Alors que la plupart des pays européens transposent en ce moment même dans leur droit interne la Directive Pilier II – introduisant notamment l’impôt minimum de 15 % sur les profits des multinationales dont le chiffre d’affaires est supérieur à 750 M€, Donald Trump a publié le 20 janvier 2025 deux « executive orders(1) » dans lesquels les États-Unis remettent en cause leur participation aux accords GloBE(2). Donald Trump confirme que le volontarisme américain en matière fiscale ne se limitera pas aux seuls droits de douane. Résolus à ne pas se laisser préempter des recettes fiscales, les États-Unis dénoncent la portée extraterritoriale de ces accords auxquels ils étaient pourtant partie prenante dès 2017. Un tel retrait des États-Unis de l’accord OCDE mettrait probablement à mal la mise en œuvre de l’impôt minimum mondial.
Dans son article paru le 24 janvier 2025 consultable sur le site « Club des juristes », Me Daniel Gutmann présente les mesures de rétorsion que l’administration Trump met dans la balance des négociations :
- une augmentation des taux de retenue à la source sur les revenus de source américaine perçus par des citoyens de pays pratiquant une imposition « injuste » à l’égard des entreprises américaines ;
- et le doublement de l’imposition des revenus des personnes physiques ressortissantes d’États dont la législation fiscale est « discriminatoire » à l’endroit des États-Unis.
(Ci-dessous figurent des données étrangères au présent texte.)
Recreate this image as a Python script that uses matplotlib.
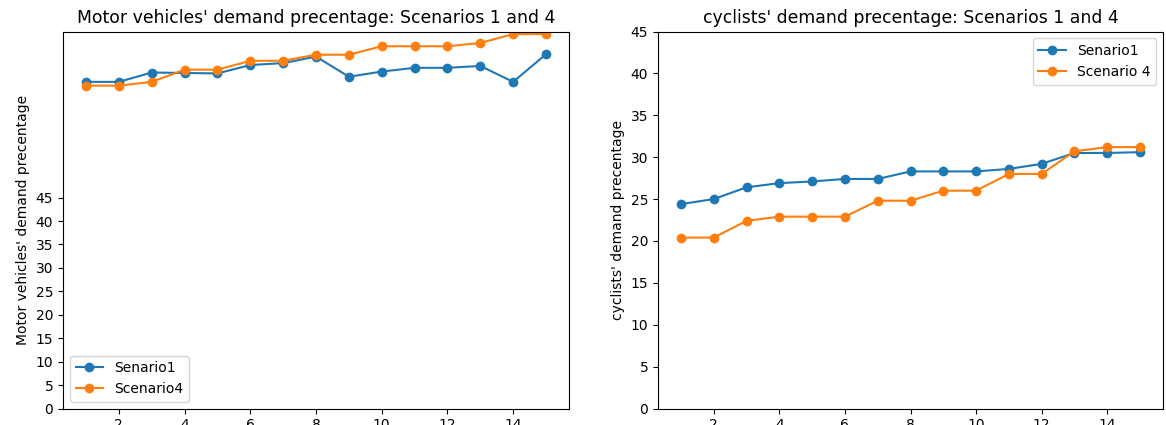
import matplotlib
matplotlib.use("Agg")
import matplotlib.pyplot as plt

x = list(range(1, 16))
motor_s1 = [69.7, 69.7, 71.7, 71.6, 71.5, 73.3, 73.7, 75.1, 70.8, 71.9, 72.7, 72.7, 73.1, 69.7, 75.6]
motor_s4 = [68.9, 68.9, 69.7, 72.3, 72.3, 74.2, 74.2, 75.5, 75.5, 77.3, 77.3, 77.3, 78.0, 79.9, 79.9]
cyc_s1 = [24.4, 25.0, 26.4, 26.9, 27.1, 27.4, 27.4, 28.3, 28.3, 28.3, 28.6, 29.2, 30.5, 30.5, 30.6]
cyc_s4 = [20.4, 20.4, 22.4, 22.9, 22.9, 22.9, 24.8, 24.8, 26.0, 26.0, 28.0, 28.0, 30.7, 31.2, 31.2]
yticks_left = list(range(0, 50, 5))

fig = plt.figure(figsize=(11.66, 4.25), dpi=100)
ax1 = fig.add_axes([63/1166, 16.5/425, 506/1166, 377/425])
ax2 = fig.add_axes([658/1166, 16.5/425, 505/1166, 377/425])

ax1.plot(x, motor_s1, marker='o', label='Senario1')
ax1.plot(x, motor_s4, marker='o', label='Scenario4')
ax1.set_ylim(bottom=0)
ax1.set_yticks(yticks_left)
ax1.set_title("Motor vehicles' demand precentage: Scenarios 1 and 4", fontsize=12.4)
ax1.set_ylabel("Motor vehicles' demand precentage")
ax1.legend(loc='lower left')

ax2.plot(x, cyc_s1, marker='o', label='Senario1')
ax2.plot(x, cyc_s4, marker='o', label='Scenario 4')
ax2.set_ylim(0, 45)
ax2.set_title("cyclists' demand precentage: Scenarios 1 and 4", fontsize=12.4)
ax2.set_ylabel("cyclists' demand precentage")
ax2.legend(loc='upper right')

fig.savefig("out.png", dpi=100)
Avec un ratio de dette sur PIB d’environ 120 %, les États-Unis jouissent d’un privilège de la dette qu’ils tirent de la force de leur monnaie. Les finances publiques américaines ont connu une forte dégradation pendant la période Covid, se traduisant par une baisse des recettes fiscales en même temps qu’une augmentation des dépenses. À l’instar de la France, le déficit budgétaire américain devrait se situer autour de 5,5 %. L’analogie avec la situation française ne saurait aller plus loin tant la situation politique, économique et budgétaire entre nos deux nations diverge.
Au-delà de cette lecture technique ou budgétaire du sujet, il nous paraît intéressant de rappeler à quel point la fiscalité est un sujet éminemment politique.
Walter Lippmann(3) en 1943 théorisait les conditions de la solvabilité d’une politique étrangère. Pour résumer simplement la pensée de W. Lippmann, une puissance qui a des prétentions de politique extérieure doit se donner les moyens de ses ambitions. Ainsi, l’articulation entre politique extérieure et politique intérieure est la clé de voûte de la puissance d’une nation.
Faute d’une bonne adéquation, un fossé se crée entre objectifs et moyens. Étant entendu que Lippmann ne réduit pas les moyens de la puissance d’une nation à ses seules capacités militaires, il met en évidence l’importance de la solvabilité de la politique étrangère au moyen d’un modèle étatique efficace qui emporte l’adhésion de la population.
Dans « Geopolitics and Democracy(4) », Brian Burgoon et Peter Trubowitz développent l’idée d’un « fossé de Lippmann » qui est à l’œuvre dans nos démocraties occidentales entre les gouvernants et les classes moyennes ; ces dernières ne soutenant plus les ambitions internationales de leurs dirigeants. Perdantes du cycle économique de mondialisation, ces classes moyennes n’adhéreraient plus au modèle libéral des échanges internationaux.
La question de la fiscalité des entreprises internationales et de leurs pratiques est constitutive des éléments déceptifs de la mondialisation des économies et participe à ce fossé et il est désormais évident que le 47ᵉ Président des États-Unis, chantre du protectionnisme, souhaite combler ce fossé.